STATED EXERCISE: Give back the full listing, character for character, with no pictures.
= = = =
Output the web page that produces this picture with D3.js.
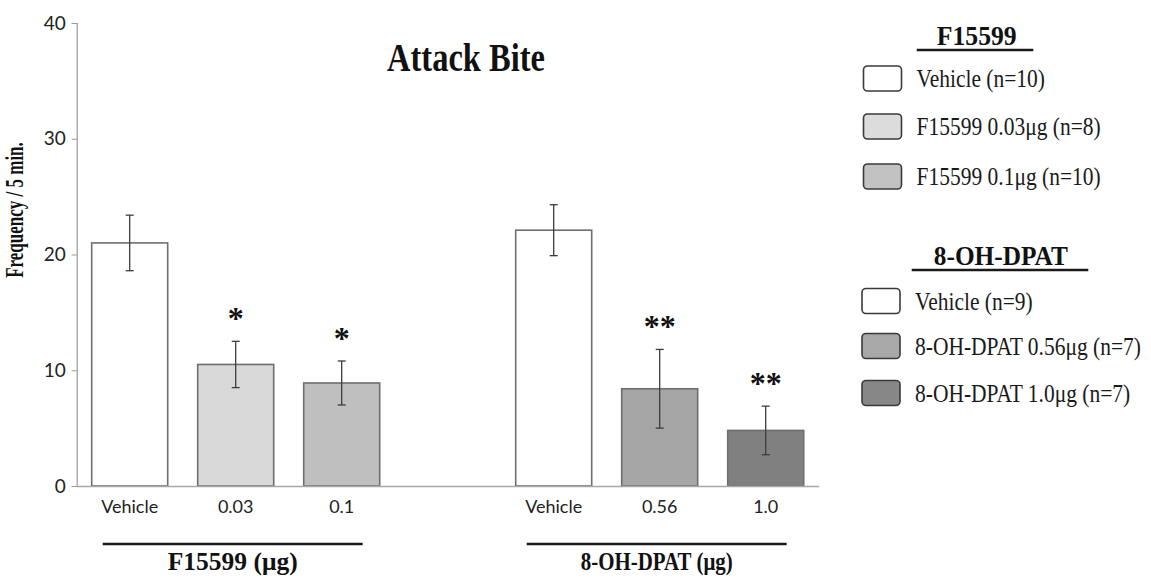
<!DOCTYPE html>
<html>
<head>
<meta charset="utf-8">
<script src="https://cdn.jsdelivr.net/npm/d3@7"></script>
<style>
  html, body { margin: 0; padding: 0; background: #ffffff; }
  svg { display: block; }
</style>
</head>
<body>
<script>
// ---------- data ----------
const slotKeys   = ["f_veh", "f_003", "f_01", "gap", "d_veh", "d_056", "d_10"];
const barKeys    = ["f_veh", "f_003", "f_01", "d_veh", "d_056", "d_10"];
const tickLabels = ["Vehicle", "0.03", "0.1", "Vehicle", "0.56", "1.0"];
const means      = [21.0, 10.5, 8.9, 22.1, 8.4, 4.8];
const errors     = [2.4, 2.0, 1.9, 2.2, 3.4, 2.1];
const stars      = ["", "*", "*", "", "**", "**"];
const yTicks     = [0, 10, 20, 30, 40];
const groupNames = ["F15599 (μg)", "8-OH-DPAT (μg)"];
const groupBars  = [["f_veh", "f_01"], ["d_veh", "d_10"]];
const legendTitles = ["F15599", "8-OH-DPAT"];
const legendItems1 = ["Vehicle (n=10)", "F15599 0.03μg (n=8)", "F15599 0.1μg (n=10)"];
const legendItems2 = ["Vehicle (n=9)", "8-OH-DPAT 0.56μg (n=7)", "8-OH-DPAT 1.0μg (n=7)"];

// ---------- styles ----------
const barFills   = ["#ffffff", "#d9d9d9", "#bfbfbf", "#ffffff", "#a6a6a6", "#808080"];
const legFills1  = ["#ffffff", "#dcdcdc", "#c2c2c2"];
const legFills2  = ["#ffffff", "#a8a8a8", "#878787"];

const W = 1151, H = 581;
const svg = d3.select("body").append("svg").attr("width", W).attr("height", H);

const x = d3.scaleBand().domain(slotKeys).range([76.7, 818.7])
  .paddingInner(0.283).paddingOuter(0.1415);
const y = d3.scaleLinear().domain([0, 40]).range([486, 23]);

// y axis
const yAxis = svg.append("g").attr("transform", "translate(76.7,0)")
  .call(d3.axisLeft(y).tickValues(yTicks).tickSize(5).tickPadding(6));
yAxis.attr("font-size", null).attr("font-family", null);
yAxis.select(".domain").attr("stroke", "#9a9a9a").attr("stroke-width", 1.2);
yAxis.selectAll(".tick line").attr("stroke", "#9a9a9a");
yAxis.selectAll(".tick text").style("font-family", "Lato").style("font-size", "19px")
  .attr("fill", "#222");

// bars
const bw = x.bandwidth();
svg.append("g").selectAll("rect").data(barKeys).join("rect")
  .attr("x", d => x(d)).attr("width", bw)
  .attr("y", (d, i) => y(means[i])).attr("height", (d, i) => y(0) - y(means[i]))
  .attr("fill", (d, i) => barFills[i]).attr("stroke", "#6e6e6e").attr("stroke-width", 1.6);

// x axis (baseline + labels)
const xAxis = svg.append("g").attr("transform", `translate(0,${y(0)})`)
  .call(d3.axisBottom(x).tickValues(barKeys).tickSize(0).tickPadding(14)
    .tickFormat(d => tickLabels[barKeys.indexOf(d)]));
xAxis.attr("font-size", null).attr("font-family", null);
xAxis.select(".domain").attr("stroke", "#a8a8a8").attr("stroke-width", 1.4);
xAxis.selectAll(".tick text").style("font-family", "Lato").style("font-size", "18px")
  .attr("fill", "#222");

// error bars
const eb = svg.append("g").attr("stroke", "#3c3c3c").attr("stroke-width", 1.3);
barKeys.forEach((k, i) => {
  const cx = x(k) + bw / 2;
  const t = y(means[i] + errors[i]), b = y(means[i] - errors[i]);
  eb.append("line").attr("x1", cx).attr("x2", cx).attr("y1", t).attr("y2", b);
  eb.append("line").attr("x1", cx - 4).attr("x2", cx + 4).attr("y1", t).attr("y2", t);
  eb.append("line").attr("x1", cx - 4).attr("x2", cx + 4).attr("y1", b).attr("y2", b);
});

// significance stars
svg.append("g").selectAll("text").data(barKeys).join("text")
  .attr("x", d => x(d) + bw / 2)
  .attr("y", (d, i) => y(means[i] + errors[i]) - 12)
  .attr("text-anchor", "middle")
  .style("font-family", "Liberation Serif").style("font-weight", "bold").style("font-size", "32px")
  .attr("fill", "#111")
  .text((d, i) => stars[i]);

// title
svg.append("text").attr("transform", "translate(466,70.5) scale(1,1.2)").attr("text-anchor", "middle")
  .style("font-family", "Liberation Serif").style("font-weight", "bold").style("font-size", "32.5px")
  .attr("fill", "#111").text("Attack Bite");

// y label
svg.append("text").attr("transform", "translate(22.5,210) rotate(-90) scale(1,1.5)")
  .attr("text-anchor", "middle")
  .style("font-family", "Liberation Serif").style("font-weight", "bold").style("font-size", "17px")
  .attr("fill", "#111").text("Frequency / 5 min.");

// group underlines + labels
const groupLabelW = [130, 152];
groupBars.forEach((g, i) => {
  const x1 = x(g[0]) + 11, x2 = x(g[1]) + bw - 17;
  svg.append("line").attr("x1", x1).attr("x2", x2).attr("y1", 544).attr("y2", 544)
    .attr("stroke", "#1a1a1a").attr("stroke-width", 2.6);
  svg.append("text").attr("x", (x1 + x2) / 2).attr("y", 570).attr("text-anchor", "middle")
    .style("font-family", "Liberation Serif").style("font-weight", "bold").style("font-size", "25px")
    .attr("textLength", groupLabelW[i]).attr("lengthAdjust", "spacingAndGlyphs")
    .attr("fill", "#111").text(groupNames[i]);
});

// legends
function legend(title, items, fills, opts) {
  const g = svg.append("g");
  g.append("text").attr("transform", `translate(${opts.titleX},${opts.titleY}) scale(1,1.08)`)
    .attr("text-anchor", "middle")
    .style("font-family", "Liberation Serif").style("font-weight", "bold").style("font-size", opts.titleFs + "px")
    .attr("fill", "#111").text(title);
  g.append("line").attr("x1", opts.ulX1).attr("x2", opts.ulX2)
    .attr("y1", opts.titleY + 5).attr("y2", opts.titleY + 5)
    .attr("stroke", "#1a1a1a").attr("stroke-width", 2.4);
  items.forEach((t, i) => {
    g.append("rect").attr("x", opts.boxX).attr("y", opts.boxY[i]).attr("width", 38).attr("height", 25)
      .attr("rx", 4).attr("fill", fills[i]).attr("stroke", "#3a3a3a").attr("stroke-width", 1.6);
    g.append("text").attr("transform", `translate(${opts.textX},${opts.boxY[i] + 21}) scale(1,1.22)`)
      .style("font-family", "Liberation Serif").style("font-size", "21.5px")
      .attr("fill", "#1a1a1a").text(t);
  });
}
legend(legendTitles[0], legendItems1, legFills1, {
  titleX: 976.7, titleY: 45, titleFs: 25.7, ulX1: 916.7, ulX2: 1033.3,
  boxX: 863.5, boxY: [66, 114, 164], textX: 916.5
});
legend(legendTitles[1], legendItems2, legFills2, {
  titleX: 1000.8, titleY: 265, titleFs: 25.3, ulX1: 911.7, ulX2: 1088.3,
  boxX: 862, boxY: [288.5, 333.5, 380.5], textX: 915
});
</script>
</body>
</html>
= = = =
FULL OUTPUT:
Output the web page that produces this picture with D3.js.
<!DOCTYPE html>
<html>
<head>
<meta charset="utf-8">
<script src="https://cdn.jsdelivr.net/npm/d3@7"></script>
<style>
  html, body { margin: 0; padding: 0; background: #ffffff; }
  svg { display: block; }
</style>
</head>
<body>
<script>
// ---------- data ----------
const slotKeys   = ["f_veh", "f_003", "f_01", "gap", "d_veh", "d_056", "d_10"];
const barKeys    = ["f_veh", "f_003", "f_01", "d_veh", "d_056", "d_10"];
const tickLabels = ["Vehicle", "0.03", "0.1", "Vehicle", "0.56", "1.0"];
const means      = [21.0, 10.5, 8.9, 22.1, 8.4, 4.8];
const errors     = [2.4, 2.0, 1.9, 2.2, 3.4, 2.1];
const stars      = ["", "*", "*", "", "**", "**"];
const yTicks     = [0, 10, 20, 30, 40];
const groupNames = ["F15599 (μg)", "8-OH-DPAT (μg)"];
const groupBars  = [["f_veh", "f_01"], ["d_veh", "d_10"]];
const legendTitles = ["F15599", "8-OH-DPAT"];
const legendItems1 = ["Vehicle (n=10)", "F15599 0.03μg (n=8)", "F15599 0.1μg (n=10)"];
const legendItems2 = ["Vehicle (n=9)", "8-OH-DPAT 0.56μg (n=7)", "8-OH-DPAT 1.0μg (n=7)"];

// ---------- styles ----------
const barFills   = ["#ffffff", "#d9d9d9", "#bfbfbf", "#ffffff", "#a6a6a6", "#808080"];
const legFills1  = ["#ffffff", "#dcdcdc", "#c2c2c2"];
const legFills2  = ["#ffffff", "#a8a8a8", "#878787"];

const W = 1151, H = 581;
const svg = d3.select("body").append("svg").attr("width", W).attr("height", H);

const x = d3.scaleBand().domain(slotKeys).range([76.7, 818.7])
  .paddingInner(0.283).paddingOuter(0.1415);
const y = d3.scaleLinear().domain([0, 40]).range([486, 23]);

// y axis
const yAxis = svg.append("g").attr("transform", "translate(76.7,0)")
  .call(d3.axisLeft(y).tickValues(yTicks).tickSize(5).tickPadding(6));
yAxis.attr("font-size", null).attr("font-family", null);
yAxis.select(".domain").attr("stroke", "#9a9a9a").attr("stroke-width", 1.2);
yAxis.selectAll(".tick line").attr("stroke", "#9a9a9a");
yAxis.selectAll(".tick text").style("font-family", "Lato").style("font-size", "19px")
  .attr("fill", "#222");

// bars
const bw = x.bandwidth();
svg.append("g").selectAll("rect").data(barKeys).join("rect")
  .attr("x", d => x(d)).attr("width", bw)
  .attr("y", (d, i) => y(means[i])).attr("height", (d, i) => y(0) - y(means[i]))
  .attr("fill", (d, i) => barFills[i]).attr("stroke", "#6e6e6e").attr("stroke-width", 1.6);

// x axis (baseline + labels)
const xAxis = svg.append("g").attr("transform", `translate(0,${y(0)})`)
  .call(d3.axisBottom(x).tickValues(barKeys).tickSize(0).tickPadding(14)
    .tickFormat(d => tickLabels[barKeys.indexOf(d)]));
xAxis.attr("font-size", null).attr("font-family", null);
xAxis.select(".domain").attr("stroke", "#a8a8a8").attr("stroke-width", 1.4);
xAxis.selectAll(".tick text").style("font-family", "Lato").style("font-size", "18px")
  .attr("fill", "#222");

// error bars
const eb = svg.append("g").attr("stroke", "#3c3c3c").attr("stroke-width", 1.3);
barKeys.forEach((k, i) => {
  const cx = x(k) + bw / 2;
  const t = y(means[i] + errors[i]), b = y(means[i] - errors[i]);
  eb.append("line").attr("x1", cx).attr("x2", cx).attr("y1", t).attr("y2", b);
  eb.append("line").attr("x1", cx - 4).attr("x2", cx + 4).attr("y1", t).attr("y2", t);
  eb.append("line").attr("x1", cx - 4).attr("x2", cx + 4).attr("y1", b).attr("y2", b);
});

// significance stars
svg.append("g").selectAll("text").data(barKeys).join("text")
  .attr("x", d => x(d) + bw / 2)
  .attr("y", (d, i) => y(means[i] + errors[i]) - 12)
  .attr("text-anchor", "middle")
  .style("font-family", "Liberation Serif").style("font-weight", "bold").style("font-size", "32px")
  .attr("fill", "#111")
  .text((d, i) => stars[i]);

// title
svg.append("text").attr("transform", "translate(466,70.5) scale(1,1.2)").attr("text-anchor", "middle")
  .style("font-family", "Liberation Serif").style("font-weight", "bold").style("font-size", "32.5px")
  .attr("fill", "#111").text("Attack Bite");

// y label
svg.append("text").attr("transform", "translate(22.5,210) rotate(-90) scale(1,1.5)")
  .attr("text-anchor", "middle")
  .style("font-family", "Liberation Serif").style("font-weight", "bold").style("font-size", "17px")
  .attr("fill", "#111").text("Frequency / 5 min.");

// group underlines + labels
const groupLabelW = [130, 152];
groupBars.forEach((g, i) => {
  const x1 = x(g[0]) + 11, x2 = x(g[1]) + bw - 17;
  svg.append("line").attr("x1", x1).attr("x2", x2).attr("y1", 544).attr("y2", 544)
    .attr("stroke", "#1a1a1a").attr("stroke-width", 2.6);
  svg.append("text").attr("x", (x1 + x2) / 2).attr("y", 570).attr("text-anchor", "middle")
    .style("font-family", "Liberation Serif").style("font-weight", "bold").style("font-size", "25px")
    .attr("textLength", groupLabelW[i]).attr("lengthAdjust", "spacingAndGlyphs")
    .attr("fill", "#111").text(groupNames[i]);
});

// legends
function legend(title, items, fills, opts) {
  const g = svg.append("g");
  g.append("text").attr("transform", `translate(${opts.titleX},${opts.titleY}) scale(1,1.08)`)
    .attr("text-anchor", "middle")
    .style("font-family", "Liberation Serif").style("font-weight", "bold").style("font-size", opts.titleFs + "px")
    .attr("fill", "#111").text(title);
  g.append("line").attr("x1", opts.ulX1).attr("x2", opts.ulX2)
    .attr("y1", opts.titleY + 5).attr("y2", opts.titleY + 5)
    .attr("stroke", "#1a1a1a").attr("stroke-width", 2.4);
  items.forEach((t, i) => {
    g.append("rect").attr("x", opts.boxX).attr("y", opts.boxY[i]).attr("width", 38).attr("height", 25)
      .attr("rx", 4).attr("fill", fills[i]).attr("stroke", "#3a3a3a").attr("stroke-width", 1.6);
    g.append("text").attr("transform", `translate(${opts.textX},${opts.boxY[i] + 21}) scale(1,1.22)`)
      .style("font-family", "Liberation Serif").style("font-size", "21.5px")
      .attr("fill", "#1a1a1a").text(t);
  });
}
legend(legendTitles[0], legendItems1, legFills1, {
  titleX: 976.7, titleY: 45, titleFs: 25.7, ulX1: 916.7, ulX2: 1033.3,
  boxX: 863.5, boxY: [66, 114, 164], textX: 916.5
});
legend(legendTitles[1], legendItems2, legFills2, {
  titleX: 1000.8, titleY: 265, titleFs: 25.3, ulX1: 911.7, ulX2: 1088.3,
  boxX: 862, boxY: [288.5, 333.5, 380.5], textX: 915
});
</script>
</body>
</html>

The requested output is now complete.